“When Hitler came to power I was in the bath. The wireless in the living room was turned up loud so Hans could hear it in the kitchen, but all that drifted down to me were waves of happy cheering, like a football match. It was Monday afternoon.”
All That I Am opens with history on a knife edge. The Golden Era of the Weimar Republic – artistic, progressive, intellectual, experimental, permissive, excessive, - is passing and a new one of extremes about to dawn. So well trodden is this history that we think we know what will follow, but one of the outstanding things about Anna Funder’s debut novel is that it reveals a side to the history hitherto largely uncovered: the early years of the Nazi’s terror, the persecution and expulsion of political opposition, the extent to which other countries were desperate not to antagonise Hitler, the long arm of the Gestapo reaching out further than anyone dared believe. As she did in Stasiland – a reportage collection of personal stories from behind the Berlin Wall that won the Samuel Johnson Prize for non-fiction – Funder casts a fresh and vibrant eye on forgotten stories. All That I Am is another marvellous book.
The characters here belong to that Weimar generation: they are the World War One survivors who vowed that war could never be allowed to happen again, the political reformers who saw progressive social democracy as the antidote to imperialist conflict, the artists and journalists who captured the atmosphere of the 1920, the teenagers inspired by the language of the future.
All That I Am is narrated alternately by celebrated German playwright Ernst Toller in New York in 1939 as he seeks to re-write his memoirs, and an elderly Ruth Wesemann in 2001, who receives the recently rediscovered memoirs in the post. Reading these memoirs unlocks her memory and events come flooding back and soon overtake her. Between them, Ruth and Toller bring the unremembered – Hans Wesemann, Dora Fabian, Berthold Jacob, Mathilde Wurm (all whom existed though are here sometimes linked in ways they were not in life) – back to life. Their story is of bravery and conviction in the face of history, of desperate opposition to the reprisals that followed the Reichstag Fire and subsequent exile in London. There, powerless and with threats against their lives growing and the UK government turning a blind eye, they continue to struggle, desperate to warn the world against what is happening before it is too late.
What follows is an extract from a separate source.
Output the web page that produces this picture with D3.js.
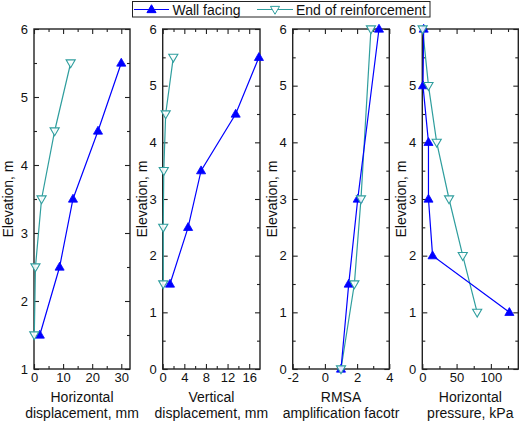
<!DOCTYPE html>
<html>
<head>
<meta charset="utf-8">
<script src="https://cdn.jsdelivr.net/npm/d3@7/dist/d3.min.js"></script>
<style>
html,body{margin:0;padding:0;background:#fff;}
svg{display:block;font-family:"Liberation Sans",Arial,sans-serif;}
</style>
</head>
<body>
<svg id="chart" width="521" height="425"></svg>
<script>
// ---- Data ----
const seriesNames = ["Wall facing", "End of reinforcement"];

const elevHoriz = [1.5, 2.5, 3.5, 4.5, 5.5];
const wallHorizDisp = [2.0, 8.8, 13.4, 22.0, 30.0];
const endHorizDisp = [0.1, 0.5, 2.6, 7.1, 12.6];

const elevVert = [1.5, 2.5, 3.5, 4.5, 5.5];
const wallVertDisp = [1.35, 4.7, 7.1, 13.5, 17.8];
const endVertDisp = [0.1, 0.1, 0.2, 0.55, 1.96];

const elevRmsa = [0, 1.5, 3, 6];
const wallRmsa = [1.0, 1.48, 2.04, 3.36];
const endRmsa = [1.0, 1.83, 2.24, 2.86];

const elevPress = [1, 2, 3, 4, 5, 6];
const wallPress = [127, 15, 9, 9, 1, 2];
const endPress = [80, 59, 39, 21, 9, 0.5];

const xTitles = [
  ["Horizontal", "displacement, mm"],
  ["Vertical", "displacement, mm"],
  ["RMSA", "amplification facotr"],
  ["Horizontal", "pressure, kPa"]
];
const yTitle = "Elevation, m";

const xMajor = [[0, 10, 20, 30], [0, 4, 8, 12, 16], [-2, 0, 2, 4], [0, 50, 100]];
const xMinor = [[5, 15, 25], [2, 6, 10, 14, 18], [-1, 1, 3], [25, 75, 125]];
const xDomains = [[0, 33], [0, 18], [-2, 4], [0, 140]];
const yDomains = [[1, 6], [0, 6], [0, 6], [0, 6]];
const yMajor = [[1, 2, 3, 4, 5, 6], [0, 1, 2, 3, 4, 5, 6], [0, 1, 2, 3, 4, 5, 6], [0, 1, 2, 3, 4, 5, 6]];
const yMinor = [[1.5, 2.5, 3.5, 4.5, 5.5], [0.5, 1.5, 2.5, 3.5, 4.5, 5.5], [0.5, 1.5, 2.5, 3.5, 4.5, 5.5], [0.5, 1.5, 2.5, 3.5, 4.5, 5.5]];

// ---- Layout ----
const colors = ["#0000ff", "#2f9e9e"];
const panelX = [[34, 130], [162.7, 260], [292.7, 389.3], [422.3, 518.3]];
const yTop = 29, yBot = 369;
const yTitleOffset = [21, 16, 16, 16];

const svg = d3.select("#chart");
const fmt = v => String(v); // plain hyphen-minus as in the reference

const panels = [
  {elev: elevHoriz, wall: wallHorizDisp, end: endHorizDisp},
  {elev: elevVert, wall: wallVertDisp, end: endVertDisp},
  {elev: elevRmsa, wall: wallRmsa, end: endRmsa},
  {elev: elevPress, wall: wallPress, end: endPress}
];

const triUp = d3.symbol().type(d3.symbolTriangle).size(36);

function styleAxis(g) {
  g.select(".domain").remove();
  g.selectAll(".tick line").attr("stroke", "#222").attr("stroke-width", 1.1);
  g.selectAll("text").attr("font-size", 13).attr("fill", "#111")
    .attr("font-family", "'Liberation Sans', Arial, sans-serif");
}

panels.forEach((p, i) => {
  const x = d3.scaleLinear().domain(xDomains[i]).range(panelX[i]);
  const y = d3.scaleLinear().domain(yDomains[i]).range([yBot, yTop]);
  const g = svg.append("g");
  const minX = xMinor[i].filter(v => v < xDomains[i][1]);

  g.append("g").attr("transform", `translate(0,${yBot})`)
    .call(d3.axisBottom(x).tickValues(xMajor[i]).tickSizeInner(-5).tickSizeOuter(0).tickPadding(4).tickFormat(fmt))
    .call(styleAxis);
  g.append("g").attr("transform", `translate(0,${yBot})`)
    .call(d3.axisBottom(x).tickValues(minX).tickSizeInner(-3).tickSizeOuter(0).tickFormat(""))
    .call(styleAxis);
  g.append("g").attr("transform", `translate(0,${yTop})`)
    .call(d3.axisTop(x).tickValues(xMajor[i]).tickSizeInner(-5).tickSizeOuter(0).tickFormat(""))
    .call(styleAxis);
  g.append("g").attr("transform", `translate(0,${yTop})`)
    .call(d3.axisTop(x).tickValues(minX).tickSizeInner(-3).tickSizeOuter(0).tickFormat(""))
    .call(styleAxis);
  g.append("g").attr("transform", `translate(${panelX[i][0]},0)`)
    .call(d3.axisLeft(y).tickValues(yMajor[i]).tickSizeInner(-5).tickSizeOuter(0).tickPadding(6).tickFormat(fmt))
    .call(styleAxis);
  g.append("g").attr("transform", `translate(${panelX[i][0]},0)`)
    .call(d3.axisLeft(y).tickValues(yMinor[i]).tickSizeInner(-3).tickSizeOuter(0).tickFormat(""))
    .call(styleAxis);
  g.append("g").attr("transform", `translate(${panelX[i][1]},0)`)
    .call(d3.axisRight(y).tickValues(yMajor[i]).tickSizeInner(-5).tickSizeOuter(0).tickFormat(""))
    .call(styleAxis);
  g.append("g").attr("transform", `translate(${panelX[i][1]},0)`)
    .call(d3.axisRight(y).tickValues(yMinor[i]).tickSizeInner(-3).tickSizeOuter(0).tickFormat(""))
    .call(styleAxis);

  g.append("rect")
    .attr("x", panelX[i][0]).attr("y", yTop)
    .attr("width", panelX[i][1] - panelX[i][0]).attr("height", yBot - yTop)
    .attr("fill", "none").attr("stroke", "#222").attr("stroke-width", 1.4);

  const line = d3.line().x(d => x(d[0])).y(d => y(d[1]));
  const endPts = p.end.map((v, k) => [v, p.elev[k]]);
  const wallPts = p.wall.map((v, k) => [v, p.elev[k]]);

  g.append("path").datum(endPts).attr("d", line)
    .attr("fill", "none").attr("stroke", colors[1]).attr("stroke-width", 1.2);
  g.append("path").datum(wallPts).attr("d", line)
    .attr("fill", "none").attr("stroke", colors[0]).attr("stroke-width", 1.2);

  g.selectAll(".wm").data(wallPts).enter().append("path")
    .attr("d", triUp)
    .attr("transform", d => `translate(${x(d[0])},${y(d[1]) + 0.5})`)
    .attr("fill", colors[0]).attr("stroke", colors[0]).attr("stroke-width", 0.8);
  g.selectAll(".em").data(endPts).enter().append("path")
    .attr("d", triUp)
    .attr("transform", d => `translate(${x(d[0])},${y(d[1]) - 0.5}) rotate(180)`)
    .attr("fill", "#fff").attr("fill-opacity", 0.9).attr("stroke", colors[1]).attr("stroke-width", 1.1);

  const cx = (panelX[i][0] + panelX[i][1]) / 2;
  g.append("text").attr("text-anchor", "middle").attr("font-size", 14).attr("fill", "#111")
    .attr("x", cx).attr("y", 401.5).text(xTitles[i][0]);
  g.append("text").attr("text-anchor", "middle").attr("font-size", 14).attr("fill", "#111")
    .attr("x", cx).attr("y", 417.5).text(xTitles[i][1]);

  g.append("text")
    .attr("transform", `translate(${panelX[i][0] - yTitleOffset[i]},${(yTop + yBot) / 2}) rotate(-90)`)
    .attr("text-anchor", "middle").attr("font-size", 14).attr("fill", "#111")
    .text(yTitle);
});

// legend
const lg = svg.append("g");
lg.append("rect").attr("x", 132.5).attr("y", 1.5).attr("width", 297.5).attr("height", 15.5)
  .attr("fill", "#fff").attr("stroke", "#222").attr("stroke-width", 1);
const legendItems = [
  {x0: 134, x1: 169, tx: 172.5, color: colors[0], filled: true},
  {x0: 257, x1: 293, tx: 296, color: colors[1], filled: false}
];
legendItems.forEach((it, k) => {
  lg.append("line").attr("x1", it.x0).attr("x2", it.x1).attr("y1", 9.5).attr("y2", 9.5)
    .attr("stroke", it.color).attr("stroke-width", 1.2);
  const mx = (it.x0 + it.x1) / 2;
  lg.append("path").attr("d", triUp)
    .attr("transform", it.filled ? `translate(${mx},10)` : `translate(${mx},9) rotate(180)`)
    .attr("fill", it.filled ? it.color : "#fff").attr("stroke", it.color).attr("stroke-width", 1);
  lg.append("text").attr("x", it.tx).attr("y", 14.5).attr("font-size", 14).attr("fill", "#111")
    .text(seriesNames[k]);
});
</script>
</body>
</html>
The extent of Funder’s archival research is impressive, and her decision to novelise the events a wise one. It allows her to marry the personal stories of her characters with a broad brush stroke approach to history. Fact, interpretation and biography form the framework for All That I Am, but it is the fiction that makes it a great book. Funder imagines the characters back to life in vivid detail; readers will be quickly engrossed in their milieu, standing alongside them in terrified defiance.This is white-knuckle storytelling. Through the personal narratives, Funder explores the experiences of the characters, the driving forces behind why and how people are able to be brave, and the results of that bravery on their lives and those around them. She adeptly explores the paradoxical mix of fragility and strength that can sometimes be the make-up of great people.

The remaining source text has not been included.